§ **Stored data**:
□ □ □ □

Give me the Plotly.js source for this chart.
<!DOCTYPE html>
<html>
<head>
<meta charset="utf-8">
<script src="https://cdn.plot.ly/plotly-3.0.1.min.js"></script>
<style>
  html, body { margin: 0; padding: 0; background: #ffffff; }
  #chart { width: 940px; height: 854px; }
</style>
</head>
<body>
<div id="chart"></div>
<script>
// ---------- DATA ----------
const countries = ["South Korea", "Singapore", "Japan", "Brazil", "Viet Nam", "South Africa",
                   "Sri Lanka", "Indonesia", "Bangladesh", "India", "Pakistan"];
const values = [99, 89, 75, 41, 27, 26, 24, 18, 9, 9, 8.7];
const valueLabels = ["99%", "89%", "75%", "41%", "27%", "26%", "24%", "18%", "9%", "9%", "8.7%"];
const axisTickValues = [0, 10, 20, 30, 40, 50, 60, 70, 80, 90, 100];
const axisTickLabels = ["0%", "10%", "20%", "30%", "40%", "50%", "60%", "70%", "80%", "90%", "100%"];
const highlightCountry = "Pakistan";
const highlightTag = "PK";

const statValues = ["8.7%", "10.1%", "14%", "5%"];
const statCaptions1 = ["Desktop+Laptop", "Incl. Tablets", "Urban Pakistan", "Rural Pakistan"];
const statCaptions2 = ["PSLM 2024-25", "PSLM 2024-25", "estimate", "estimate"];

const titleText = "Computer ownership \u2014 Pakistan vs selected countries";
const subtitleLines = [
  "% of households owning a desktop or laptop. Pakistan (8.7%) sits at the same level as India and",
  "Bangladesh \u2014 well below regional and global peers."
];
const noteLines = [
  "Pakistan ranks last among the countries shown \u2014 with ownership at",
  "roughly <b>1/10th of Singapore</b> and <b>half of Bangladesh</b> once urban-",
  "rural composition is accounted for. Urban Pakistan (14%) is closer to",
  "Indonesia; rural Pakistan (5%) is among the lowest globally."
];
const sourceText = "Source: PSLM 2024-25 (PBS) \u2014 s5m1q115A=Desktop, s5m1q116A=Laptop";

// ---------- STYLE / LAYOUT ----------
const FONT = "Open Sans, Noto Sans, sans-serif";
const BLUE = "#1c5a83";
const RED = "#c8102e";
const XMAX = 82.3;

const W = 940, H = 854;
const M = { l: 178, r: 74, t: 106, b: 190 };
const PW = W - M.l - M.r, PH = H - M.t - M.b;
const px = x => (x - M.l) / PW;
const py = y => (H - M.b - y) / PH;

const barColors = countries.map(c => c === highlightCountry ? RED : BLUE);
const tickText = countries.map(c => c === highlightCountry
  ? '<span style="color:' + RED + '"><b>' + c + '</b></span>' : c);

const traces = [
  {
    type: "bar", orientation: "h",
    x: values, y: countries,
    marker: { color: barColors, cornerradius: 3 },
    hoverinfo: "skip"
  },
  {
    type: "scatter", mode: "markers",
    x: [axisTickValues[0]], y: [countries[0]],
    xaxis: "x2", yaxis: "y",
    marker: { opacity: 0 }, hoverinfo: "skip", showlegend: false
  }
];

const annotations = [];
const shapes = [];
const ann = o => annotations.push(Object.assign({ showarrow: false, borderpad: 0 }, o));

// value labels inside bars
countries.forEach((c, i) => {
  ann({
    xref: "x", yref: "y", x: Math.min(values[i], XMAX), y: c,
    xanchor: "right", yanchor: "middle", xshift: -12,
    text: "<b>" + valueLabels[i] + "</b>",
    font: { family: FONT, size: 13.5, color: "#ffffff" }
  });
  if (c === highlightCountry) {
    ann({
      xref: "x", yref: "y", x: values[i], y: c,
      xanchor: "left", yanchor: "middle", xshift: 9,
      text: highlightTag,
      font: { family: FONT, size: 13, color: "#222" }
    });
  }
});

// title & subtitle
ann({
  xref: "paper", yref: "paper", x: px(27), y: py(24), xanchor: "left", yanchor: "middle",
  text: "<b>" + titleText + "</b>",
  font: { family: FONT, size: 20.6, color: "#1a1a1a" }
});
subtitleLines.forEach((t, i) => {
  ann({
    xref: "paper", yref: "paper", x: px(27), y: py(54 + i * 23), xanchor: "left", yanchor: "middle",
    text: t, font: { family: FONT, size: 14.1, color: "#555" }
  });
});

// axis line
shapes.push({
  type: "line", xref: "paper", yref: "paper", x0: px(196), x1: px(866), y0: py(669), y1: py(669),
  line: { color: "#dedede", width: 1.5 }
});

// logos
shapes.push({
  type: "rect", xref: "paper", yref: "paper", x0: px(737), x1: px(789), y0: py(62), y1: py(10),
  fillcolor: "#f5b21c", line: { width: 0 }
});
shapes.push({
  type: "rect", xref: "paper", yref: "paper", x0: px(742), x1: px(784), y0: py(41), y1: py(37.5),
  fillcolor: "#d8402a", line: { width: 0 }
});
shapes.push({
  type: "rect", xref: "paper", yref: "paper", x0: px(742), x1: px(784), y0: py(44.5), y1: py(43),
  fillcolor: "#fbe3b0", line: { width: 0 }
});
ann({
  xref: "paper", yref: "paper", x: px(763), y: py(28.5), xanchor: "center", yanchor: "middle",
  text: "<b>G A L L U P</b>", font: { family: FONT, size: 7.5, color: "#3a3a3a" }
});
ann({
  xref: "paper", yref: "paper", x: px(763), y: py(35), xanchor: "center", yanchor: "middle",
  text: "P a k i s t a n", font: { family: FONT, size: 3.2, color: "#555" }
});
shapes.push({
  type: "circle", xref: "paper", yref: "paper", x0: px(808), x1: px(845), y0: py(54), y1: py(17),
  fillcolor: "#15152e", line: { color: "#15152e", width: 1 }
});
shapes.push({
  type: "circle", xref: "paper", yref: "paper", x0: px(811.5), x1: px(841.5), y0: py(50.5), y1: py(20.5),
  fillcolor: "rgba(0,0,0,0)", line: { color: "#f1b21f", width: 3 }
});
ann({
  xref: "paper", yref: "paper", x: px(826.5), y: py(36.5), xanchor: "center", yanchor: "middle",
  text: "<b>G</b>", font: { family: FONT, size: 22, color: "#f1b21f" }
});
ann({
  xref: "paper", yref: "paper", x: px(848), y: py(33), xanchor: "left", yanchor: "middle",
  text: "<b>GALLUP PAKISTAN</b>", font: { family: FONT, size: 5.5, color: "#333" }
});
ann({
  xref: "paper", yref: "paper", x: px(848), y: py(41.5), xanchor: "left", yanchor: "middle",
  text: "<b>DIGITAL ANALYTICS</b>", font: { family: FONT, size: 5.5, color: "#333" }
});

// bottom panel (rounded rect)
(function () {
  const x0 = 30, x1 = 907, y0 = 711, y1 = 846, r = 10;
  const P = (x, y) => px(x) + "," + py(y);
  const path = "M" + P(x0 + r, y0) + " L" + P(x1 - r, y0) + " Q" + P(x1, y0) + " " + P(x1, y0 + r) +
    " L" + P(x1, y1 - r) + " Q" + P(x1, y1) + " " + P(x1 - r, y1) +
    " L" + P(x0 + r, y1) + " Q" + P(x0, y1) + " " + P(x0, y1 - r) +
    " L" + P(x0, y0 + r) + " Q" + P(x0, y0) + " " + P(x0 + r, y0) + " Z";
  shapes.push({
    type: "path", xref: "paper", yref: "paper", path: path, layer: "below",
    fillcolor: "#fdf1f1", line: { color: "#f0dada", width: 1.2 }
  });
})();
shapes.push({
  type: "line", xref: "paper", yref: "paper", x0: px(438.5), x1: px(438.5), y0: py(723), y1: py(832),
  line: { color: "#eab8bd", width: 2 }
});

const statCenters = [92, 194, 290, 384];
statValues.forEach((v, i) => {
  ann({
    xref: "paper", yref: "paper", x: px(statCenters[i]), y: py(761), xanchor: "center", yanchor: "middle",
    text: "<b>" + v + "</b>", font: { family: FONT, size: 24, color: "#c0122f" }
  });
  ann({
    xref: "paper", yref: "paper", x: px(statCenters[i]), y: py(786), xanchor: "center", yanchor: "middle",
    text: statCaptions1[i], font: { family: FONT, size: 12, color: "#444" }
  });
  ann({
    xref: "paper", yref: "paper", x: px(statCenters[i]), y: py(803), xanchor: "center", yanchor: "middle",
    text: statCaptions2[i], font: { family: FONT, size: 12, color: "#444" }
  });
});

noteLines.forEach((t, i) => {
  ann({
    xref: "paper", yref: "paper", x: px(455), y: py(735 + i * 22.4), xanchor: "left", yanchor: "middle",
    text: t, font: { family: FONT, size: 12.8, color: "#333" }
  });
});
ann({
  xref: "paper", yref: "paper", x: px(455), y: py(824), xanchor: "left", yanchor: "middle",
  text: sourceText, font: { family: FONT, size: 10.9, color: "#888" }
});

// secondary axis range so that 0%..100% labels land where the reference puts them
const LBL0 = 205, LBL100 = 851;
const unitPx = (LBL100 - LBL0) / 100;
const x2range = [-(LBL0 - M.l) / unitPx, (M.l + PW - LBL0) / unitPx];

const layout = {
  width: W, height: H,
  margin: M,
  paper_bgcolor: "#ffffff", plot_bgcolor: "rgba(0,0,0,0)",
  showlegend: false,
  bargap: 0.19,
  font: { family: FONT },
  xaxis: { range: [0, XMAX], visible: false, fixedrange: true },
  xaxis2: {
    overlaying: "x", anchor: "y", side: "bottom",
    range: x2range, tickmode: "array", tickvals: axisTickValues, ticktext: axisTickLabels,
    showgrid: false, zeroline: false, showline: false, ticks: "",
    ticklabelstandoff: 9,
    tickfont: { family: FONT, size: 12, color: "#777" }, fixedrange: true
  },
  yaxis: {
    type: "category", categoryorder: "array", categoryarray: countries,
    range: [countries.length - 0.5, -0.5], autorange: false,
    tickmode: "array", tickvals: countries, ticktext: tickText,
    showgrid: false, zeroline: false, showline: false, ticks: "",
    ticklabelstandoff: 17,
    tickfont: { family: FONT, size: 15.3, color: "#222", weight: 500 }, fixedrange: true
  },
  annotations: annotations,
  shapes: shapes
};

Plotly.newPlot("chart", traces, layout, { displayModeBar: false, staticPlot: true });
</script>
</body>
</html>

□ □ □ □

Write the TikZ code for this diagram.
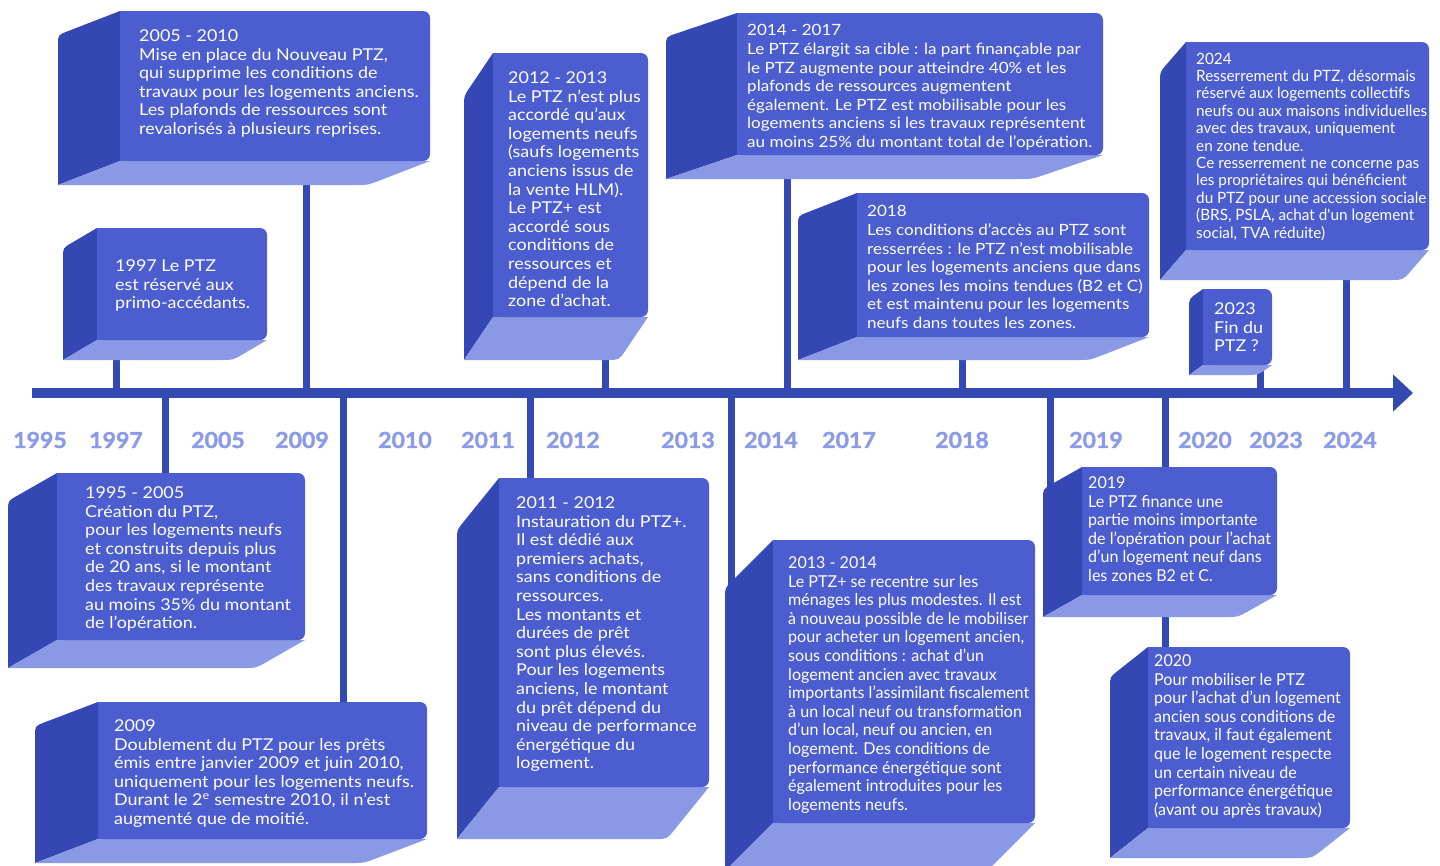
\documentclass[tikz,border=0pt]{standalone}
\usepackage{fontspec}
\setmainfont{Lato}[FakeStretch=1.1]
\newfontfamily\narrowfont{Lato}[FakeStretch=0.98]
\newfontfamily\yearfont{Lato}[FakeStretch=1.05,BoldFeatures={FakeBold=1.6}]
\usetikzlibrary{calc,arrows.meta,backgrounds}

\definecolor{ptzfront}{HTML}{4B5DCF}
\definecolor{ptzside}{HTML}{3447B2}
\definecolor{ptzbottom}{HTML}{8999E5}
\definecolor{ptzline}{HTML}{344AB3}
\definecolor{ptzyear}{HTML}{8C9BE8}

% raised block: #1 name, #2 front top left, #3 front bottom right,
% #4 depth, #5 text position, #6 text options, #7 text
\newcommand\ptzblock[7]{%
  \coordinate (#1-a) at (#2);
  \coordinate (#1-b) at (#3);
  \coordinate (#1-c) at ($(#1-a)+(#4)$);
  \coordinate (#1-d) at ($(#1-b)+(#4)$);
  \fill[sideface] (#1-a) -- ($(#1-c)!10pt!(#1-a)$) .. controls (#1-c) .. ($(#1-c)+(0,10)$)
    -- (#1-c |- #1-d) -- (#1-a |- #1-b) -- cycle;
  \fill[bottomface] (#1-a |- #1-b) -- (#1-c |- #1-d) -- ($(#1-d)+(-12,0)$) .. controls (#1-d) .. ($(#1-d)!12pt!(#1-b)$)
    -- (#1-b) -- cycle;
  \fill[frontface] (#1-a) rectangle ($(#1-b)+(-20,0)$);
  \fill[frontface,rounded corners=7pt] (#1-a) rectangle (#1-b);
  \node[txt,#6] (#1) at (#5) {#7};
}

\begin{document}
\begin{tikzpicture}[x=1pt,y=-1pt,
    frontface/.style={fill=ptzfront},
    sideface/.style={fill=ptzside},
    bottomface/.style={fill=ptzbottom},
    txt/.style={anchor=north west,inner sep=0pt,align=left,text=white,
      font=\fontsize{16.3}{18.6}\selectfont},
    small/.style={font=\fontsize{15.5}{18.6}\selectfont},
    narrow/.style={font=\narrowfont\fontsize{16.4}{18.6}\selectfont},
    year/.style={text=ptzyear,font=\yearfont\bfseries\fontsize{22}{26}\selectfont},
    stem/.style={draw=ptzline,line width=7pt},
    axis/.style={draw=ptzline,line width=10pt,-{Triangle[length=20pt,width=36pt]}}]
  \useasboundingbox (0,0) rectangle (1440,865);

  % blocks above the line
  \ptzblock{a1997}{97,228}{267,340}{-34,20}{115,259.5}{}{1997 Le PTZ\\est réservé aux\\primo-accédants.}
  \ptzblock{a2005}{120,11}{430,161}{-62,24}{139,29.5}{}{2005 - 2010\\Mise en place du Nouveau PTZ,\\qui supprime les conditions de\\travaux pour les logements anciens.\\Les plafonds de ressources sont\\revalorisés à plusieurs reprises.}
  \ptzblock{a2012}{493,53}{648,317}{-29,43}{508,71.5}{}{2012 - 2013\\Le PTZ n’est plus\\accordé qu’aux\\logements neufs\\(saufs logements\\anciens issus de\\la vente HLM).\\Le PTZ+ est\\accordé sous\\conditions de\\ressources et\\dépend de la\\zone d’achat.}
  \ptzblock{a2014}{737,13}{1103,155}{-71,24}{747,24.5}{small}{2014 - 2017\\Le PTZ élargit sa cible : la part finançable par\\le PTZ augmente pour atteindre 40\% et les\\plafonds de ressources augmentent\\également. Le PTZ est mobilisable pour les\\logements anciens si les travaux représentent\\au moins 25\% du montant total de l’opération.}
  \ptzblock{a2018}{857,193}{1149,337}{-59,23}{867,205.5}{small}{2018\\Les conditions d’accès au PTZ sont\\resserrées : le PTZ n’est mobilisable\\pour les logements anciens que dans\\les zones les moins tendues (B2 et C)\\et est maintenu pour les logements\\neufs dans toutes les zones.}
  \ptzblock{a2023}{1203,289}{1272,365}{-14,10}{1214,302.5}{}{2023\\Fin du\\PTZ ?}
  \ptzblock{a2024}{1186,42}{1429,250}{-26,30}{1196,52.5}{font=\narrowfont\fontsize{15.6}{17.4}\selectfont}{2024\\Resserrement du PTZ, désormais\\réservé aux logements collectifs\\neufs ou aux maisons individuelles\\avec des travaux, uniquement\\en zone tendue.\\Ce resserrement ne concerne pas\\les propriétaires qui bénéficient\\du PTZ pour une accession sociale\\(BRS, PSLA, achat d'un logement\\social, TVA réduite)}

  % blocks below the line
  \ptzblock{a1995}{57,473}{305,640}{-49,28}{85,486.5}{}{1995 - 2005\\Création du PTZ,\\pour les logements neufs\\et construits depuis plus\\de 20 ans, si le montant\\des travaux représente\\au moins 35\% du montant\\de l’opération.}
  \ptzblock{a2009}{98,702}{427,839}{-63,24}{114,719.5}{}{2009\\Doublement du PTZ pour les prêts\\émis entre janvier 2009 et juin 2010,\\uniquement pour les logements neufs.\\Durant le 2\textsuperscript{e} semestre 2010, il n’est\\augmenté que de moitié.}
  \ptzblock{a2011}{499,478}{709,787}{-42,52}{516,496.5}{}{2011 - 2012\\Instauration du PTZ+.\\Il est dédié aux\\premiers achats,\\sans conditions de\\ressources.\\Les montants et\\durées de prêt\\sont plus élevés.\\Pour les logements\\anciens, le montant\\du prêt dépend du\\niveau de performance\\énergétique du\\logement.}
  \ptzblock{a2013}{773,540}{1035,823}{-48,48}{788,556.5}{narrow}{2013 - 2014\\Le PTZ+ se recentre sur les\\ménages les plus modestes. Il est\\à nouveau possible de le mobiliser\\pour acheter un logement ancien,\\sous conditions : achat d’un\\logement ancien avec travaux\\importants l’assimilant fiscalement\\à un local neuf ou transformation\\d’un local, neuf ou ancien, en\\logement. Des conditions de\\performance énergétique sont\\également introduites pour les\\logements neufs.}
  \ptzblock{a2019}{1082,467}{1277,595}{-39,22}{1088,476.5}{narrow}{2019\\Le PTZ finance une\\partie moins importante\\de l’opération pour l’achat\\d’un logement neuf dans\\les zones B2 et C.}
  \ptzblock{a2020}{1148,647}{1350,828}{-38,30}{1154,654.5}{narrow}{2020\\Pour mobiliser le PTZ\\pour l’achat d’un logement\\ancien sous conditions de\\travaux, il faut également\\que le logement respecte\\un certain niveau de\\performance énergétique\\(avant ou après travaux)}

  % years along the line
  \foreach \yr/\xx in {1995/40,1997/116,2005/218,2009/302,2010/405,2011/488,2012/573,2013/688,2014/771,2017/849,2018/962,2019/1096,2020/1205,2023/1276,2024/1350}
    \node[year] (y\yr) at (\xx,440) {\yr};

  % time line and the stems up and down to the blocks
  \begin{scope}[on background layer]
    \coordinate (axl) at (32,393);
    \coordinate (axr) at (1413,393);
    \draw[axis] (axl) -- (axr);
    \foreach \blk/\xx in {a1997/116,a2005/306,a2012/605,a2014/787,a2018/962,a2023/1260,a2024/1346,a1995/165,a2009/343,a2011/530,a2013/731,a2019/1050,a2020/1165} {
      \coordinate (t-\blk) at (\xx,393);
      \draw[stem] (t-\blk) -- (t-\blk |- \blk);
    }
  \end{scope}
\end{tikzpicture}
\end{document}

□ □ □ □

§ **Stated exercise**: Of the lines above, copy each that contains "chart".

§ **Answer to the exercise**:
Give me the Plotly.js source for this chart.
  #chart { width: 940px; height: 854px; }
<div id="chart"></div>
Plotly.newPlot("chart", traces, layout, { displayModeBar: false, staticPlot: true });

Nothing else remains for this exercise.